Weitere bekannte Messverfahren für implizierte Einstellungen sind:
- Extrinsic Affective Task (EAST; De Houwer, 2003)
- Evaluative Movement Assessment (EMA; Brendl, Markman & Messner,2005)
- Affektives Priming (Fazio, Jackson, Dunton & Williams, 1995)
- Affect Misattribution Procedure (Payne, Cheng, Govorun & Stewart,2005)
Der IAT-Effekt erfährt durch sein relatives Maß allerdings auch Kritik, da nicht hinreichend gesichert werden kann, woher der Effekt genau stammt. Auf Hinweise, dass der IAT-Effekt auch ohne Assoziationen auftreten kann, sind Mierke & Klauer (2003) gestoßen: „ Wenn assoziative Verknüpfungen nur hinreichend, nicht aber notwendig für das
Auftreten der Effekte sind, kann nicht vom Auftreten eines IAT-Effekts auf das Vorliegen bestimmter Assoziationen geschlossen werden. “
Auch die Grundannahme des IAT, dass die Varianz der Reaktionszeiten durch eine Assoziation zwischen kognitiven Konzepten erklärt werden kann, sollte hinterfragt werden, da auch Figur-Grund-Asymmetrien und dadurch resultierende Salianz-Unterschiede eine Erklärung für den IATEffekt sein können (Rothermund & Wendura, 2004).

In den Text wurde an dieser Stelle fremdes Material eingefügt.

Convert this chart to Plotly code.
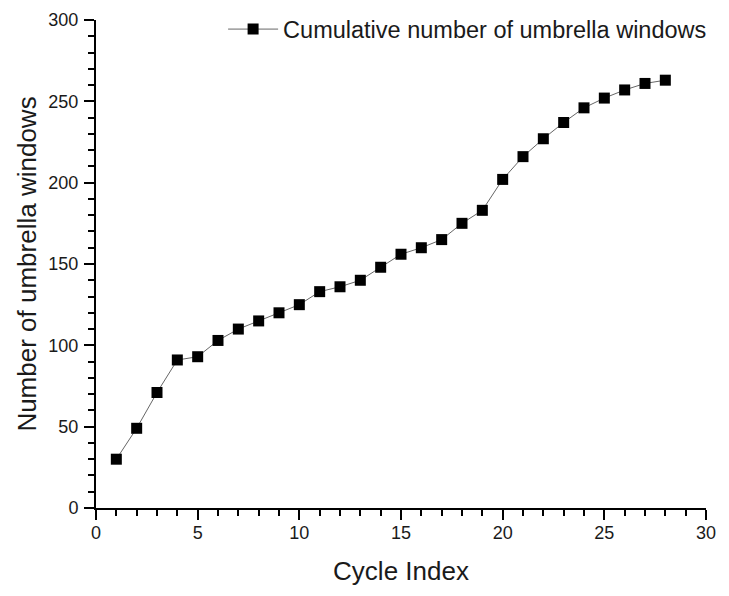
import plotly.graph_objects as go

cycle_index = list(range(1, 29))
umbrella_windows = [30, 49, 71, 91, 93, 103, 110, 115, 120, 125, 133, 136, 140, 148,
                    156, 160, 165, 175, 183, 202, 216, 227, 237, 246, 252, 257, 261, 263]
series_name = "Cumulative number of umbrella windows"
x_title = "Cycle Index"
y_title = "Number of umbrella windows"

FONT = "Liberation Sans, Arial, sans-serif"
TXT = "#1a1a1a"

fig = go.Figure()
fig.add_trace(go.Scatter(
    x=cycle_index, y=umbrella_windows, mode="lines+markers", name=series_name,
    line=dict(color="#666666", width=1),
    marker=dict(symbol="square", size=11, color="black", line=dict(width=0)),
))

axis_common = dict(
    showgrid=False, zeroline=False, showline=True, linecolor="black", linewidth=2,
    ticks="outside", ticklen=10, tickwidth=2, tickcolor="black",
    tickfont=dict(family=FONT, size=18, color=TXT),
    mirror=False, automargin=False,
)

fig.update_layout(
    width=721, height=588,
    margin=dict(l=88, r=23, t=12, b=88, autoexpand=False),
    paper_bgcolor="white", plot_bgcolor="white",
    font=dict(family=FONT, color=TXT),
    showlegend=True,
    legend=dict(x=1.01, y=1.026, xanchor="right", yanchor="top",
                font=dict(family=FONT, size=23.5, color=TXT),
                bgcolor="rgba(0,0,0,0)", borderwidth=0, itemwidth=50),
    xaxis=dict(range=[0, 30], tick0=0, dtick=5, ticklabelstandoff=-3,
               minor=dict(ticks="outside", ticklen=6, tickwidth=2, tickcolor="black", dtick=1),
               title=dict(text=x_title, font=dict(family=FONT, size=26, color=TXT), standoff=20),
               **axis_common),
    yaxis=dict(range=[0, 300], tick0=0, dtick=50, ticklabelstandoff=2,
               minor=dict(ticks="outside", ticklen=6, tickwidth=2, tickcolor="black", dtick=10),
               title=dict(text=y_title, font=dict(family=FONT, size=26, color=TXT), standoff=4),
               **axis_common),
)

fig.write_html("out.html")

3. Eingrenzung des Themas „(indirekte) Messung von Einstellungen zur Fremdenfeindlichkeit in Deutschland“
Da Forschungsbefunde aus verschiedenen Regionen gezeigt haben, dass die Determinantenstruktur von Einstellungen gegenüber Migranten stark „ von räumlichen, zeitlichen und sozialen Randbedingungen “ (Stolz, 2000) abhängt, ist es notwendig eine Eingrenzung vorzunehmen. In der vorliegenden Arbeit gilt das Jahr 2013 als Betrachtungszeitraum und Deutschland als Betrachtungsobjekt, wobei sich die Einstellung der Fremdenfeindlichkeit auf Personen mit Migrationshintergrund beziehen soll. Der Autor dieser Arbeit möchte Fremdenfeindlichkeit als intra- und interpersonelles Verhalten gegenüber Migranten verstehen, wobei eine negative Verhaltensausrichtung ab einem gewissen Schwellenwert als „Fremdenfeindlichkeit“ angesehen werden kann. Wo diese Grenze exakt liegt, kann aufgrund der relativen und individuellen Ausprägung nicht verallgemeinert werden. Die indirekte Messung von Einstellungen zur Fremdenfeindlichkeit soll hierbei die zentrale Methoden zur Datenerhebung darstellen, da eine indirekte Methode in der Lage ist, Hinweise auf implizite (unbewusst gezeigte) Einstellungen der Probanden zu geben.